→ **Work instructions**:
Please reproduce the lines of the records below from the one holding "Write the matplotlib code for this chart." through the one holding "import numpy as np", inclusive, skipping all pictures.

→ **Information given**:
-*-

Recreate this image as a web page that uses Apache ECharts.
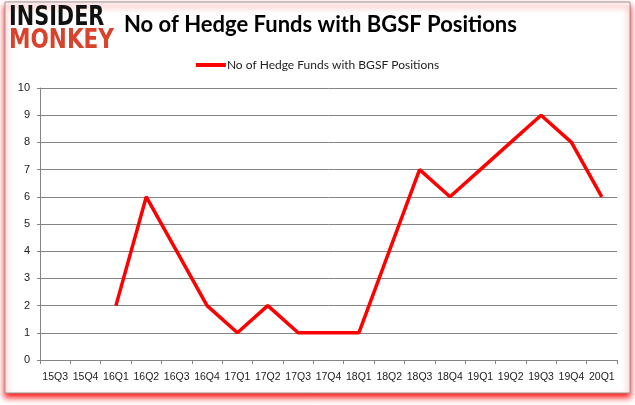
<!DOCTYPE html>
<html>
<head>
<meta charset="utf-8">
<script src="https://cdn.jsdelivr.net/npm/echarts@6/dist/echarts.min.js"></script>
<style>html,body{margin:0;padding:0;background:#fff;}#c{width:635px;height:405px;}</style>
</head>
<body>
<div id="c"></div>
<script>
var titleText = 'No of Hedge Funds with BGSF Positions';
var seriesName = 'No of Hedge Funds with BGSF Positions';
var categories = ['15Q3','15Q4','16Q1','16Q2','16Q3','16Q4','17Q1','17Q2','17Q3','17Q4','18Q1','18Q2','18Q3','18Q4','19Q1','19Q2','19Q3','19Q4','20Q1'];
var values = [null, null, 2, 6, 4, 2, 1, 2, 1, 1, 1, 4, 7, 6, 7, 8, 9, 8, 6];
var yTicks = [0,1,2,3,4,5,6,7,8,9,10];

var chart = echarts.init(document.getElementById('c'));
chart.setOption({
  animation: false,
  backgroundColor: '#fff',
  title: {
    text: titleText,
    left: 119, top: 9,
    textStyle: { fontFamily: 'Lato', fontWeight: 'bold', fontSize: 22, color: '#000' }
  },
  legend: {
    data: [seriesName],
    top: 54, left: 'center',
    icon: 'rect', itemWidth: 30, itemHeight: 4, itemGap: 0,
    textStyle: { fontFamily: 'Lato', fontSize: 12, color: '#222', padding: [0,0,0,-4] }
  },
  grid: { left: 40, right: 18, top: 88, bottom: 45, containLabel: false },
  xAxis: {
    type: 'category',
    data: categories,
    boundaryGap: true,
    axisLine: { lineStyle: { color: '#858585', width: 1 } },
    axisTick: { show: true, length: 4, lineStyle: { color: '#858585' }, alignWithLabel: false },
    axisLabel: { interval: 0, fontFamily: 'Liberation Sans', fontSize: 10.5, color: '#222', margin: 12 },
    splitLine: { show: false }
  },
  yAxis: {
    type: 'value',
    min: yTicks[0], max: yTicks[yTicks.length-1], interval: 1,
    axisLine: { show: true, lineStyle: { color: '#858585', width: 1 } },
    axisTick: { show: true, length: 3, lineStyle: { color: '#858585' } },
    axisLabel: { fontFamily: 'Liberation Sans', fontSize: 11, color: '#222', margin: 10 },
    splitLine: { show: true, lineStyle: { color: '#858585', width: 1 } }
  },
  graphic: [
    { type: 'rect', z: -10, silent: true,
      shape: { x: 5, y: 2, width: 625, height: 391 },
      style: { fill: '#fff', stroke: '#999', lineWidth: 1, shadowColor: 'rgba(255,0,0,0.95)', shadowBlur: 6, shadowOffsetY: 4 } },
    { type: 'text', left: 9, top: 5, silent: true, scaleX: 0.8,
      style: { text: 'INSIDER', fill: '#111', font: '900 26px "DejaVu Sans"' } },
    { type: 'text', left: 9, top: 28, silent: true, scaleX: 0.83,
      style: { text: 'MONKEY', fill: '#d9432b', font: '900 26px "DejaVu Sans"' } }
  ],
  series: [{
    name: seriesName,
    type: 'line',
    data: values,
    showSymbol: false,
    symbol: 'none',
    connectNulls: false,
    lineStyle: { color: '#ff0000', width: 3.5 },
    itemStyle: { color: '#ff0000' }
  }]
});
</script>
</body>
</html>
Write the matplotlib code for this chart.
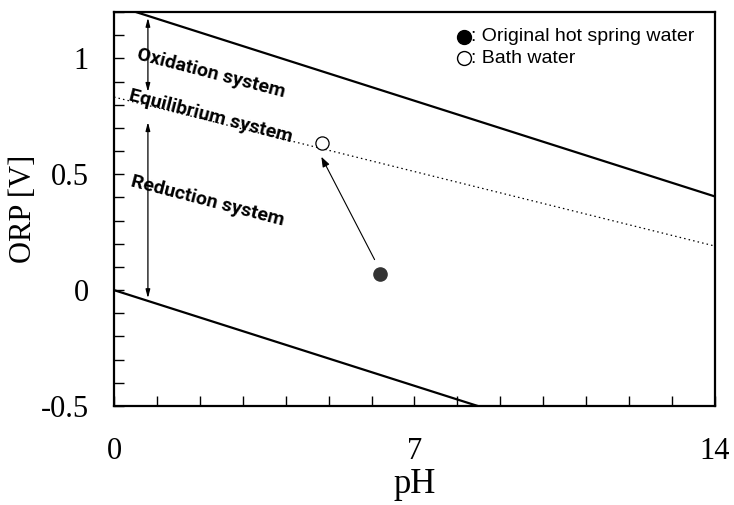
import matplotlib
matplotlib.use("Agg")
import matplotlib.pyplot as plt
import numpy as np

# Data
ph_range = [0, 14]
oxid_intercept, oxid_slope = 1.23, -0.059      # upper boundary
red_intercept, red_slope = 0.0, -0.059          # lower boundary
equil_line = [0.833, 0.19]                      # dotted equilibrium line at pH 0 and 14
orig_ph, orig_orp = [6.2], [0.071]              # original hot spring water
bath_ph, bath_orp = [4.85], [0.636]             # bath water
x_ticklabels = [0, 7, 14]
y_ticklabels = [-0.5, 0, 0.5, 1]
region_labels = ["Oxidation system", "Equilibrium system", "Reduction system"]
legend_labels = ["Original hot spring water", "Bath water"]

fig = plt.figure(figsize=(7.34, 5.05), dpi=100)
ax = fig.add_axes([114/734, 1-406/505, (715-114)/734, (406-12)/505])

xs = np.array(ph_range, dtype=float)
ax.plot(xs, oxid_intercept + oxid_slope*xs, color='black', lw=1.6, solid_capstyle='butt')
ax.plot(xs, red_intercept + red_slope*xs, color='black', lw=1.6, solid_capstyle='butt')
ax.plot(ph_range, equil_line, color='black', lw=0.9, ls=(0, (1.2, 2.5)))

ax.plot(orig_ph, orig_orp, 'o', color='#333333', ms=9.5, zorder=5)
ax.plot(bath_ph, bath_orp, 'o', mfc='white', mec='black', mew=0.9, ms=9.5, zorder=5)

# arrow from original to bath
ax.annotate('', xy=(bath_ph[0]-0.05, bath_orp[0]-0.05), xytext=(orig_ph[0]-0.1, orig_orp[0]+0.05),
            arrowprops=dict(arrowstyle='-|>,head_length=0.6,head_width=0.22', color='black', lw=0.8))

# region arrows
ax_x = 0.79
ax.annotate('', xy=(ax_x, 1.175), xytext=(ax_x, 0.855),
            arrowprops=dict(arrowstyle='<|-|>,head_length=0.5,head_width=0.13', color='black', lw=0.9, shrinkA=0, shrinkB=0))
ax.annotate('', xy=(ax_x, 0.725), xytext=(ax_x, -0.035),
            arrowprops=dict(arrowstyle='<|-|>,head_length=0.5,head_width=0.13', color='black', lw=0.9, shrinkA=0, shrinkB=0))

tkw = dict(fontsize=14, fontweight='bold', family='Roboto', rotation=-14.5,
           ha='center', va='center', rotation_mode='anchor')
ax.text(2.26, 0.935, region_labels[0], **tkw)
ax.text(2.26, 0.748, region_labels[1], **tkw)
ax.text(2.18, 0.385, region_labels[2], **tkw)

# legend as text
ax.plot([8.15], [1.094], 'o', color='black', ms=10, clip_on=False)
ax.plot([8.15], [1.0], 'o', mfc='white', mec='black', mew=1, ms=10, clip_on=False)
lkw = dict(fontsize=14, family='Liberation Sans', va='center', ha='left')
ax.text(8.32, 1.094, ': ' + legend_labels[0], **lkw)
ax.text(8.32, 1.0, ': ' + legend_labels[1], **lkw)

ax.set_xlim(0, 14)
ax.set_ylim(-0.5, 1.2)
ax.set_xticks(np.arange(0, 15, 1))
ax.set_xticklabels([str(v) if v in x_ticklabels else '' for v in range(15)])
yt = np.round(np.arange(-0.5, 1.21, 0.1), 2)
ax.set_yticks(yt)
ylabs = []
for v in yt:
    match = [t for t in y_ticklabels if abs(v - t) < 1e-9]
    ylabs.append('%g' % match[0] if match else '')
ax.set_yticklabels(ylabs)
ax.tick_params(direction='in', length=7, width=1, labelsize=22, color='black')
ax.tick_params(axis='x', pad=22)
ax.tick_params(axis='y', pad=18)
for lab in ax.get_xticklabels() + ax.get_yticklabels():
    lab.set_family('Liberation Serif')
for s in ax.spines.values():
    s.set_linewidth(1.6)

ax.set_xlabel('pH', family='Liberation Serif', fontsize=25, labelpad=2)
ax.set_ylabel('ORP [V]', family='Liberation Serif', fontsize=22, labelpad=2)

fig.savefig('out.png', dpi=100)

-*-

→ **Output below**:
Write the matplotlib code for this chart.
import matplotlib
matplotlib.use("Agg")
import matplotlib.pyplot as plt
import numpy as np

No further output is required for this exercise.